Shopping centre owner Unibail-Rodamco-Westfield has announced a €9bn (£8.2bn) programme of deals and disposals to boost its balance sheet during the Covid-19 pandemic.
The company said the deleveraging plan, which it has named “Reset”, will include a €3.5bn capital raising; €1bn of cash savings by limiting dividends; reducing development spending and non-essential capex by €800m; and selling €4bn-worth of assets between now and the end of 2021.
Chief executive Christophe Cuvillier said the plans will allow URW to “embrace the changing retail environment through our flagship destination strategy and capitalise on our unmatched portfolio quality’s mixed-use potential”.
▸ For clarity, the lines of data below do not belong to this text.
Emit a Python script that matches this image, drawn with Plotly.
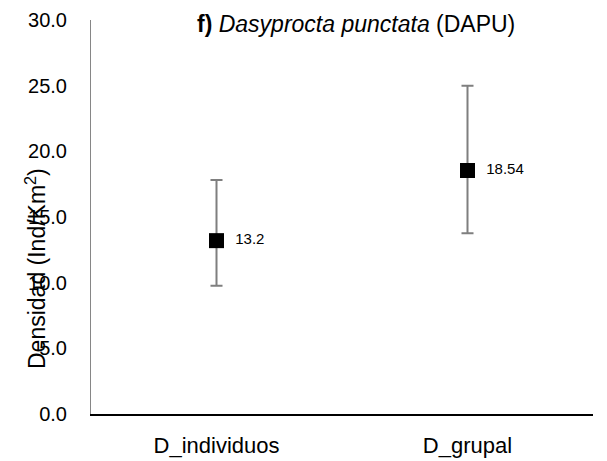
import plotly.graph_objects as go

categories = ["D_individuos", "D_grupal"]
values = [13.2, 18.54]
err_plus = [4.62, 6.46]
err_minus = [3.43, 4.78]
value_labels = ["13.2", "18.54"]
y_ticks = [0, 5, 10, 15, 20, 25, 30]
y_tick_labels = ["0.0", "5.0", "10.0", "15.0", "20.0", "25.0", "30.0"]

FONT = "Liberation Sans, Arial, sans-serif"

fig = go.Figure()
fig.add_trace(go.Scatter(
    x=categories, y=values, mode="markers+text",
    marker=dict(symbol="square", size=15, color="black"),
    error_y=dict(type="data", symmetric=False, array=err_plus, arrayminus=err_minus,
                 color="#7f7f7f", thickness=2, width=6),
    text=["  " + t for t in value_labels], textposition="middle right",
    textfont=dict(family=FONT, size=15, color="black"),
    showlegend=False, cliponaxis=False,
))

fig.update_layout(
    width=607, height=461,
    margin=dict(l=91, r=14, t=20, b=47, autoexpand=False),
    plot_bgcolor="white", paper_bgcolor="white",
    font=dict(family=FONT, color="black"),
    xaxis=dict(type="category", range=[-0.5, 1.5], showline=True, linecolor="black", linewidth=2,
               showgrid=False, ticks="", tickfont=dict(size=22, color="black"), ticklabelstandoff=11,
               zeroline=False, automargin=False),
    yaxis=dict(range=[0, 30], tickvals=y_ticks, ticktext=y_tick_labels, showline=True,
               linecolor="#868686", linewidth=1, showgrid=False, ticks="",
               tickfont=dict(size=20, color="black"), ticklabelstandoff=19, zeroline=False,
               automargin=False),
)

fig.add_annotation(
    text="Densidad (Ind/Km<sup>2</sup>)", textangle=-90, xref="paper", yref="paper",
    x=-0.11, y=0.37, xanchor="center", yanchor="middle", showarrow=False,
    font=dict(family=FONT, size=23, color="black"),
)
fig.add_annotation(
    text="<b>f)</b> <i>Dasyprocta punctata</i> (DAPU)", xref="paper", yref="paper",
    x=0.528, y=0.99, xanchor="center", yanchor="middle", showarrow=False,
    font=dict(family=FONT, size=23, color="black"),
)

fig.write_html("out.html")
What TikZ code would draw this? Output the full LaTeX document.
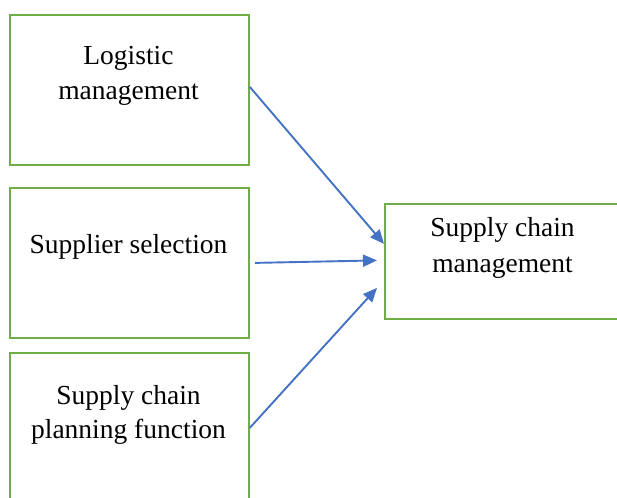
\documentclass[tikz,border=0pt]{standalone}
\usepackage{fontspec}
\setmainfont{Liberation Serif}
\usetikzlibrary{arrows.meta}
\definecolor{boxgreen}{HTML}{70AD47}
\definecolor{arrowblue}{HTML}{4472C4}
\begin{document}
\begin{tikzpicture}[x=1pt,y=-1pt,
  box/.style={draw=boxgreen,line width=1.8pt,minimum width=239pt,minimum height=150pt,inner sep=0pt,anchor=north west},
  label/.style={font=\fontsize{27.5}{35}\selectfont,anchor=base,inner sep=0pt,text=black},
  link/.style={draw=arrowblue,line width=1.9pt,-{Triangle[length=14pt,width=12pt]}}]
\useasboundingbox (0,0) rectangle (617,497);
\clip (0,0) rectangle (617,497);
% input boxes
\node[box] (b1) at (9,14) {};
\node[box] (b2) at (9,187) {};
\node[box] (b3) at (9,352) {};
% result box
\node[box,minimum width=240pt,minimum height=115pt] (sc) at (384,203) {};
% labels
\node[label] (t1a) at (128.5,65) {Logistic};
\node[label] (t1b) at (128.5,100) {management};
\node[label] (t2) at (128.5,253) {Supplier selection};
\node[label] (t3a) at (128.5,404) {Supply chain};
\node[label] (t3b) at (128.5,438) {planning function};
\node[label] (t4a) at (502.5,236) {Supply chain};
\node[label] (t4b) at (502.5,272) {management};
% connectors
\draw[link] ([yshift=3pt]b1.east) -- ([yshift=17.5pt]sc.west);
\draw[link] ([xshift=5pt]b2.east) -- ([xshift=-7pt,yshift=1pt]sc.west);
\draw[link] (b3.east) -- ([xshift=-7pt,yshift=-26.5pt]sc.west);
\end{tikzpicture}
\end{document}
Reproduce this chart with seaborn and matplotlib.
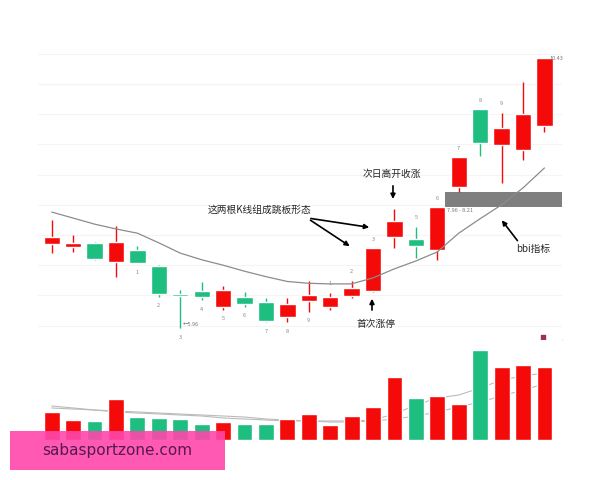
import numpy as np
import pandas as pd
import seaborn as sns
import matplotlib.pyplot as plt
from matplotlib.patches import Rectangle

# daily candles (price)
opens  = [7.35, 7.30, 7.36, 7.05, 7.25, 6.98, 6.52, 6.57, 6.30, 6.47, 6.39, 6.15,
          6.40, 6.31, 6.49, 6.58, 7.46, 7.44, 7.25, 8.30, 9.58, 8.99, 8.90, 9.31]
closes = [7.47, 7.36, 7.11, 7.38, 7.04, 6.52, 6.49, 6.48, 6.59, 6.35, 6.08, 6.35,
          6.51, 6.47, 6.63, 7.28, 7.73, 7.31, 7.96, 8.79, 9.02, 9.27, 9.50, 10.43]
highs  = [7.74, 7.50, 7.38, 7.65, 7.31, 7.01, 6.59, 6.72, 6.66, 6.55, 6.45, 6.45,
          6.73, 6.54, 6.74, 7.28, 7.93, 7.64, 7.96, 8.79, 9.58, 9.52, 10.04, 10.43]
lows   = [7.20, 7.22, 7.09, 6.81, 7.03, 6.48, 5.96, 6.42, 6.26, 6.31, 6.06, 6.06,
          6.23, 6.25, 6.45, 6.56, 7.29, 7.12, 7.09, 8.21, 8.81, 8.36, 8.74, 9.21]
# bbi indicator line
bbi = [7.88, 7.78, 7.68, 7.60, 7.53, 7.37, 7.20, 7.09, 7.00, 6.90, 6.81, 6.73,
       6.70, 6.69, 6.69, 6.79, 6.94, 7.07, 7.22, 7.53, 7.77, 8.00, 8.28, 8.61]
# volume (arbitrary units) and its two average lines
volume = [28, 20, 19, 41, 23, 22, 21, 16, 18, 16, 16, 21,
          26, 15, 24, 33, 63, 42, 44, 36, 90, 73, 75, 73]
vol_ma_a = [34, 32, 30, 28, 27, 26, 25, 24, 22, 21, 20, 19,
            19, 19, 19, 20, 26, 35, 42, 45, 52, 60, 64, 67]
vol_ma_b = [32, 31, 30, 29, 28, 27, 26, 25, 24, 23, 21, 20,
            19, 18, 18, 19, 21, 24, 28, 33, 38, 44, 50, 56]
# gap marked by the grey band
gap_low, gap_high = 7.96, 8.21
low_mark = 5.96
high_mark = 10.43

# little counting labels under / over candles
count_down = [(4, '1'), (5, '2'), (6, '3'), (7, '4'), (8, '5'), (9, '6'), (10, '7'), (11, '8'), (12, '9')]
count_up = [(13, '1'), (14, '2'), (15, '3'), (17, '5'), (18, '6'), (19, '7'), (20, '8'), (21, '9')]

RED = '#f50a0a'
GREEN = '#1ebd80'

sns.set_style('white')
plt.rcParams['font.family'] = ['Noto Sans CJK SC', 'DejaVu Sans']

df = pd.DataFrame({'day': np.arange(len(opens)), 'open': opens, 'close': closes,
                   'high': highs, 'low': lows, 'bbi': bbi, 'vol': volume,
                   'ma_a': vol_ma_a, 'ma_b': vol_ma_b})
df['dir'] = np.where(df['close'] >= df['open'], 'up', 'down')
df['col'] = df['dir'].map({'up': RED, 'down': GREEN})

fig = plt.figure(figsize=(6, 4.8), dpi=100)
ax = fig.add_axes([38/600, 140/480, 524/600, 305/480])
axv = fig.add_axes([38/600, 40/480, 524/600, 100/480])
xlim = (-0.64, 23.82)
w = 0.76

#****************** CANDLES ******************
ax.vlines(df['day'], df['low'], df['high'], colors=df['col'], lw=1, zorder=2)
body_lo = df[['open', 'close']].min(axis=1)
body_h = (df['close'] - df['open']).abs()
ax.bar(df['day'], body_h, bottom=body_lo, width=w, color=df['col'], zorder=3)
sns.lineplot(data=df, x='day', y='bbi', ax=ax, color='#8c8c8c', lw=0.9, zorder=4)

# gap band
gx0 = df['day'].iloc[18] + w/2
ax.fill_between([gx0, xlim[1]], gap_low, gap_high, color='#7f7f7f', lw=0, zorder=1)
ax.text(gx0 + 0.05, gap_low - 0.06, f'{gap_low:.2f} - {gap_high:.2f}', fontsize=4,
        color='#777777', va='center', ha='left')
ax.text(df['day'].iloc[6] + 0.1, low_mark + 0.05, f'\u2190{low_mark:.2f}', fontsize=4,
        color='#777777', va='center', ha='left')
ax.text(df['day'].iloc[23] + 0.25, high_mark, f'{high_mark:.2f}', fontsize=4,
        color='#777777', va='center', ha='left')

for i, t in count_down:
    ax.text(i, df['low'].iloc[i] - 0.15, t, fontsize=4, color='#888888', ha='center', va='center')
for i, t in count_up:
    ax.text(i, df['high'].iloc[i] + 0.15, t, fontsize=4, color='#888888', ha='center', va='center')

# small marker in the corner
ax.scatter([22.94], [5.81], marker='s', s=8, color='#9a3060', zorder=5)

#****************** ANNOTATIONS ******************
arr = dict(arrowstyle='-|>', color='black', lw=1.2, mutation_scale=7)
ax.text(9.68, 7.914, '这两根K线组成跳板形态', fontsize=7, ha='center', va='center')
ax.annotate('', xy=(14.95, 7.62), xytext=(11.97, 7.78), arrowprops=arr)
ax.annotate('', xy=(14.02, 7.29), xytext=(11.97, 7.77), arrowprops=arr)
ax.text(15.89, 8.51, '次日高开收涨', fontsize=7, ha='center', va='center')
ax.annotate('', xy=(15.93, 8.05), xytext=(15.93, 8.36), arrowprops=arr)
ax.text(15.14, 6.03, '首次涨停', fontsize=7, ha='center', va='center')
ax.annotate('', xy=(14.95, 6.49), xytext=(14.95, 6.21), arrowprops=arr)
ax.text(22.47, 7.27, 'bbi指标', fontsize=7, ha='center', va='center')
ax.annotate('', xy=(20.93, 7.78), xytext=(21.82, 7.37), arrowprops=arr)

ax.set_xlim(xlim)
ax.set_ylim(5.761, 10.812)
ax.set_yticks(np.arange(6.0, 10.8, 0.5))
ax.grid(axis='y', color='#f4f4f4', lw=0.8)
ax.set_xticks([])
ax.tick_params(left=False, labelleft=False)
ax.set_xlabel('')
ax.set_ylabel('')
for s in ['top', 'left', 'right']:
    ax.spines[s].set_visible(False)
ax.spines['bottom'].set_color('#e2e2e2')
ax.spines['bottom'].set_linewidth(0.8)

#****************** VOLUME ******************
sns.barplot(data=df, x='day', y='vol', hue='dir', palette={'up': RED, 'down': GREEN},
            dodge=False, width=0.74, saturation=1, legend=False, ax=axv,
            native_scale=True, zorder=3)
sns.lineplot(data=df, x='day', y='ma_a', ax=axv, color='#bbbbbb', lw=0.8, zorder=2)
sns.lineplot(data=df, x='day', y='ma_b', ax=axv, color='#bbbbbb', lw=0.8, zorder=2)
axv.set_xlim(xlim)
axv.set_ylim(0, 100)
axv.set_xticks([])
axv.set_yticks([])
axv.set_xlabel('')
axv.set_ylabel('')
sns.despine(ax=axv, left=True, bottom=True)

# watermark box
fig.add_artist(Rectangle((10/600, 10/480), 215/600, 39/480, transform=fig.transFigure,
                         facecolor='#ff47ab', alpha=0.9, lw=0, zorder=10))
fig.text(42/600, 29/480, 'sabasportzone.com', fontsize=11, color='#55184f',
         va='center', ha='left', zorder=11, family=['DejaVu Sans'])

fig.savefig('out.png', dpi=100)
He added: “URW’s immediate priority… is to deleverage, primarily through asset disposals. However, given the uncertainties around the duration of the Covid-19 pandemic and the recovery, we have decided, as a matter of prudent management, to substantially strengthen our balance sheet, in order to maintain a robust investment grade credit rating and to ensure flexibility in a world that is unpredictable and requires agility.”
The company expects to hit the market for fresh equity before the end of the year, in a deal underwritten by investment banks Bank of America, BNP Paribas, Crédit Agricole, Goldman Sachs, JP Morgan and Société Générale. Eastdil Secured, Kempen, Lazard and Rothschild are also advising URW on the transaction.
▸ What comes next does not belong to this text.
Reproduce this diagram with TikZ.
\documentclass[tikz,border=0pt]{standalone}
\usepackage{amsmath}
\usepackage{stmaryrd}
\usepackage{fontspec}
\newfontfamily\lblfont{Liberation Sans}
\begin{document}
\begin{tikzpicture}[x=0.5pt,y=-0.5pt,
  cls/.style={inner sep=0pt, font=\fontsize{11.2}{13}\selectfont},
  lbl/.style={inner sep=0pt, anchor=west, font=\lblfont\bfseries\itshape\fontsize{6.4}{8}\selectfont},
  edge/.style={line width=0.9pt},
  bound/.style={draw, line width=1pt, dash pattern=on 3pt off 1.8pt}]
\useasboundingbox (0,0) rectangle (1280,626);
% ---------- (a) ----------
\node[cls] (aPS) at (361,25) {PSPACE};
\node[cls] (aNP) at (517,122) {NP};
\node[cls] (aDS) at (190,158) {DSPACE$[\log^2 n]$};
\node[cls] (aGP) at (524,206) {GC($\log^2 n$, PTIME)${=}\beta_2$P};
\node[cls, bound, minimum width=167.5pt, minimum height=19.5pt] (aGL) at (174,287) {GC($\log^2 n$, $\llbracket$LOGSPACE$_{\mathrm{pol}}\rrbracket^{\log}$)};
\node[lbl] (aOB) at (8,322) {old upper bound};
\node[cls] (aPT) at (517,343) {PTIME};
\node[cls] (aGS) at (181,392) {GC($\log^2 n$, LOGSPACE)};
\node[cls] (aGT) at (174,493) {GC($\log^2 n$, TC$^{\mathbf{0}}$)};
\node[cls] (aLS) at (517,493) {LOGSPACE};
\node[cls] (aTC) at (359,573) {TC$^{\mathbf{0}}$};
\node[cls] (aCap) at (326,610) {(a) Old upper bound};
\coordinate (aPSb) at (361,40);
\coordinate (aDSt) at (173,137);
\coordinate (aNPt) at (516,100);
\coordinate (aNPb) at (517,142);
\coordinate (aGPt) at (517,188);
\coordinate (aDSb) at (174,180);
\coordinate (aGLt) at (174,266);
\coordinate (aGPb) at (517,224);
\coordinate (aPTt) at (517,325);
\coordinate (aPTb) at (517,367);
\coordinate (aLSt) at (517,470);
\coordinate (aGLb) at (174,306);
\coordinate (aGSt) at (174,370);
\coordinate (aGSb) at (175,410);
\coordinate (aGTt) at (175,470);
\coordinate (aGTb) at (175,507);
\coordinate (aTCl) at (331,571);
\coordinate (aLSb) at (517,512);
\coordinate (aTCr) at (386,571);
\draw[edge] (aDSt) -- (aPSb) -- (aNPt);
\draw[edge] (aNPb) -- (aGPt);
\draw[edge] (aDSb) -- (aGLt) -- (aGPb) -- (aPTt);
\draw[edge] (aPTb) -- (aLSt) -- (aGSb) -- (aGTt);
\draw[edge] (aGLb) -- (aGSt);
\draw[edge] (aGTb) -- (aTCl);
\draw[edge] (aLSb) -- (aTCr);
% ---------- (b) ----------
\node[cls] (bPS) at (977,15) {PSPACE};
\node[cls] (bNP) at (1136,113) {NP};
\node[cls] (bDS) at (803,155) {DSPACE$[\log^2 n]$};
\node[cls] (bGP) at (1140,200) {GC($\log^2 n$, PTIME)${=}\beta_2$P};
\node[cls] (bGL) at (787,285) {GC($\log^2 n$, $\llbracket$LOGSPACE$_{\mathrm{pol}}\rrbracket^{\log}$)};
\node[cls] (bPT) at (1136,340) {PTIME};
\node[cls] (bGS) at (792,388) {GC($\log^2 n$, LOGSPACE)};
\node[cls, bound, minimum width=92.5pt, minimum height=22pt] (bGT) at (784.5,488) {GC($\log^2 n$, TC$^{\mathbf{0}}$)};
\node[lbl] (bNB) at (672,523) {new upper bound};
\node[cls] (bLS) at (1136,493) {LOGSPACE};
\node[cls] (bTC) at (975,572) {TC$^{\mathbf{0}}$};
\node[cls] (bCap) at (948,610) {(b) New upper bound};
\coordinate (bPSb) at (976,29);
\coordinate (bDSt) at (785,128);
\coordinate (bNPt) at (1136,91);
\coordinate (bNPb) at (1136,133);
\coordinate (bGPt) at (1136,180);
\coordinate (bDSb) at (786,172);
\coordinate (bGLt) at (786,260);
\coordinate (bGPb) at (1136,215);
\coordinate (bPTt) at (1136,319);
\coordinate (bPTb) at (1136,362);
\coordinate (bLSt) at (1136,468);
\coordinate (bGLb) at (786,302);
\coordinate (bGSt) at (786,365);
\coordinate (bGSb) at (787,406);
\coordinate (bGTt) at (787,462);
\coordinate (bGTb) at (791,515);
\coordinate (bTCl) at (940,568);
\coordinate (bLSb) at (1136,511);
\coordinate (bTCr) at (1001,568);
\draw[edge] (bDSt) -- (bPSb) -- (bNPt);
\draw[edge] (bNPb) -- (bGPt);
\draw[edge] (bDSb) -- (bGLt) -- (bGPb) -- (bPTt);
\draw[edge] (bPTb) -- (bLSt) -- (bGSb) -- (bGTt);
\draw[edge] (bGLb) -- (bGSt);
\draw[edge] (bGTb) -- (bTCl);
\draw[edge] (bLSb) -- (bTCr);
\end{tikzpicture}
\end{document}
Of the €800m in reduced capex, €600m will come from development and €200m from operations. URW said its development pipeline has already been reduced by €2.2bn from 2019.
The company expects 50% of its €4bn disposal programme to be focused on retail properties, and 50% on offices and other asset classes. URW singled out its US regional mall portfolio as a part of the business it plans to shrink.
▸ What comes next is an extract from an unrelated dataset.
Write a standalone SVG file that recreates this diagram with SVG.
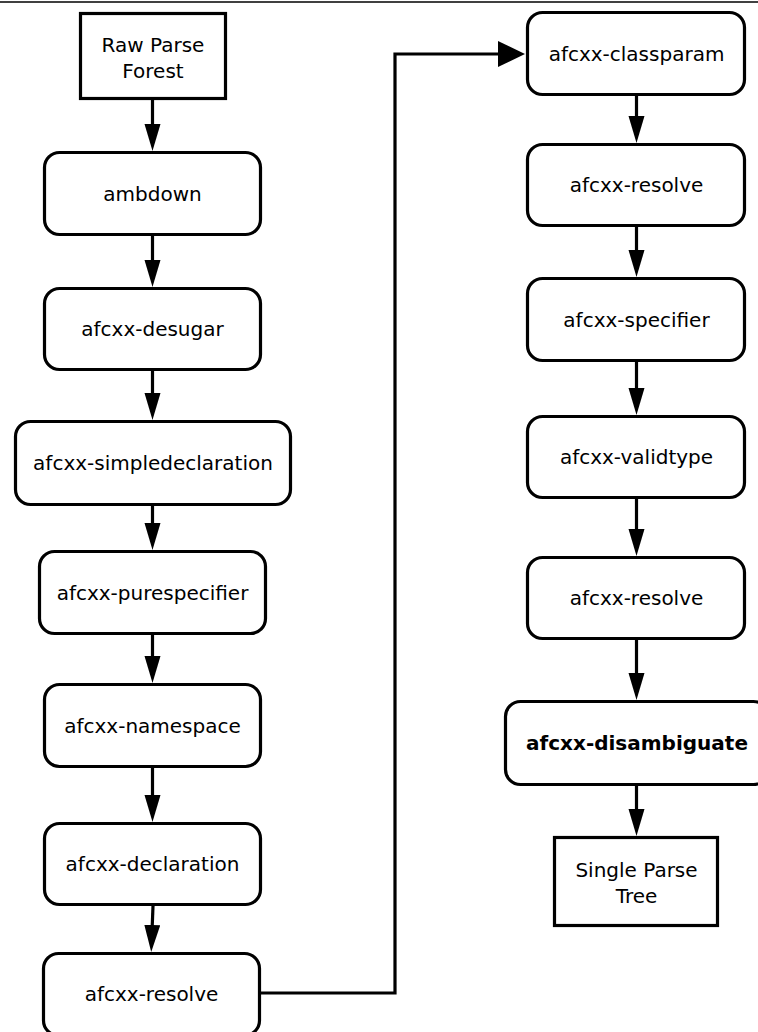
<svg xmlns="http://www.w3.org/2000/svg" width="758" height="1032" viewBox="0 0 758 1032">
<style>
.box{fill:#fff;stroke:#000;stroke-width:3.2}
.t{font-family:"DejaVu Sans","Liberation Sans",sans-serif;font-size:20px;text-anchor:middle;fill:#000}
.b{font-weight:bold}
.c{fill:none;stroke:#000;stroke-width:3.2;marker-end:url(#ah)}
.cl{fill:none;stroke:#000;stroke-width:3.2;marker-end:url(#ahl)}
</style>
<defs>
<marker id="ah" markerUnits="userSpaceOnUse" markerWidth="28" markerHeight="17" refX="7" refY="8" orient="auto">
<path d="M0,0 L27,8 L0,16 z" fill="#000"/>
</marker>
<marker id="ahl" markerUnits="userSpaceOnUse" markerWidth="28" markerHeight="27" refX="7" refY="13" orient="auto">
<path d="M0,0 L27,13 L0,26 z" fill="#000"/>
</marker>
</defs>
<rect width="758" height="1032" fill="#fff"/>
<line x1="0" y1="2" x2="758" y2="2" stroke="#000" stroke-width="1.5"/>
<g id="connectors">
<path class="c" d="M152.5,100 L152.5,131"/>
<path class="c" d="M152.5,236 L152.5,267"/>
<path class="c" d="M152.5,371 L152.5,400"/>
<path class="c" d="M152.5,506 L152.5,530"/>
<path class="c" d="M152.5,635 L152.5,663"/>
<path class="c" d="M152.5,768 L152.5,802"/>
<path class="c" d="M153,906 L152,932"/>
<path class="cl" d="M260,993 L395,993 L395,54 L505,54"/>
<path class="c" d="M636.5,96 L636.5,123"/>
<path class="c" d="M636.5,227 L636.5,257"/>
<path class="c" d="M636.5,362 L636.5,395"/>
<path class="c" d="M636.5,499 L636.5,536"/>
<path class="c" d="M636.5,640 L636.5,680"/>
<path class="c" d="M636.5,786 L636.5,816"/>
</g>
<g id="raw-parse-forest">
<rect class="box" x="80.5" y="13.5" width="145" height="85"/>
<text class="t" x="153" y="52">Raw Parse</text>
<text class="t" x="153" y="78">Forest</text>
</g>
<g id="ambdown">
<rect class="box" x="44.5" y="152.5" width="216" height="82" rx="15"/>
<text class="t" x="152.5" y="201">ambdown</text>
</g>
<g id="afcxx-desugar">
<rect class="box" x="44.5" y="288.5" width="216" height="81" rx="15"/>
<text class="t" x="152.5" y="336">afcxx-desugar</text>
</g>
<g id="afcxx-simpledeclaration">
<rect class="box" x="15.5" y="421.5" width="275" height="83" rx="15"/>
<text class="t" x="153" y="470">afcxx-simpledeclaration</text>
</g>
<g id="afcxx-purespecifier">
<rect class="box" x="39.5" y="551.5" width="226" height="82" rx="15"/>
<text class="t" x="152.5" y="600">afcxx-purespecifier</text>
</g>
<g id="afcxx-namespace">
<rect class="box" x="44.5" y="684.5" width="216" height="82" rx="15"/>
<text class="t" x="152.5" y="733">afcxx-namespace</text>
</g>
<g id="afcxx-declaration">
<rect class="box" x="44.5" y="823.5" width="216" height="81" rx="15"/>
<text class="t" x="152.5" y="871">afcxx-declaration</text>
</g>
<g id="afcxx-resolve-1">
<rect class="box" x="43.5" y="953.5" width="216" height="82" rx="15"/>
<text class="t" x="151.5" y="1001">afcxx-resolve</text>
</g>
<g id="afcxx-classparam">
<rect class="box" x="527.5" y="12.5" width="217" height="82" rx="15"/>
<text class="t" x="636.5" y="61">afcxx-classparam</text>
</g>
<g id="afcxx-resolve-2">
<rect class="box" x="527.5" y="144.5" width="217" height="81" rx="15"/>
<text class="t" x="636.5" y="192">afcxx-resolve</text>
</g>
<g id="afcxx-specifier">
<rect class="box" x="527.5" y="278.5" width="217" height="82" rx="15"/>
<text class="t" x="636.5" y="327">afcxx-specifier</text>
</g>
<g id="afcxx-validtype">
<rect class="box" x="527.5" y="416.5" width="217" height="81" rx="15"/>
<text class="t" x="636.5" y="464">afcxx-validtype</text>
</g>
<g id="afcxx-resolve-3">
<rect class="box" x="527.5" y="557.5" width="217" height="81" rx="15"/>
<text class="t" x="636.5" y="605">afcxx-resolve</text>
</g>
<g id="afcxx-disambiguate">
<rect class="box" x="505.5" y="701.5" width="263" height="83" rx="15"/>
<text class="t b" x="637" y="750">afcxx-disambiguate</text>
</g>
<g id="single-parse-tree">
<rect class="box" x="554.5" y="837.5" width="163" height="88"/>
<text class="t" x="636.5" y="877">Single Parse</text>
<text class="t" x="636.5" y="903">Tree</text>
</g>
</svg>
URW said its new strategy also aims to “capture the mixed-use potential embedded within the portfolio” and introduce new revenue streams to the business.
Encouraging footfall
Alongside details of the ‘Reset’ initiative, URW has given an update on footfall in its properties, describing the recovery as “encouraging”. Most of is sites in continental Europe are now at 80-90% of the footfall recorded a year ago, the company said, with the UK at 60-70% and showing “good week-on-week development as people are returning to offices following the lockdown and summer holidays”.
The company added: “Footfall in the US centres lags behind that in Europe, as, for a number of shopping centres in Los Angeles, indoor operations remain restricted.”
URW said negotiations with tenants around lease and rent collection have made “solid progress”.
“These negotiations are conducted on a case-by-case basis,” the company said. “They recognise the issues the group’s tenants faced due to administrative closures or trading restrictions and the need to provide relief, are generally limited to the period of closure and based on the principle of a fair sharing of the burden, and entail concessions by tenants in exchange for such relief.
“They are not about permanently changing lease structures or changing the basis for rent calculations.”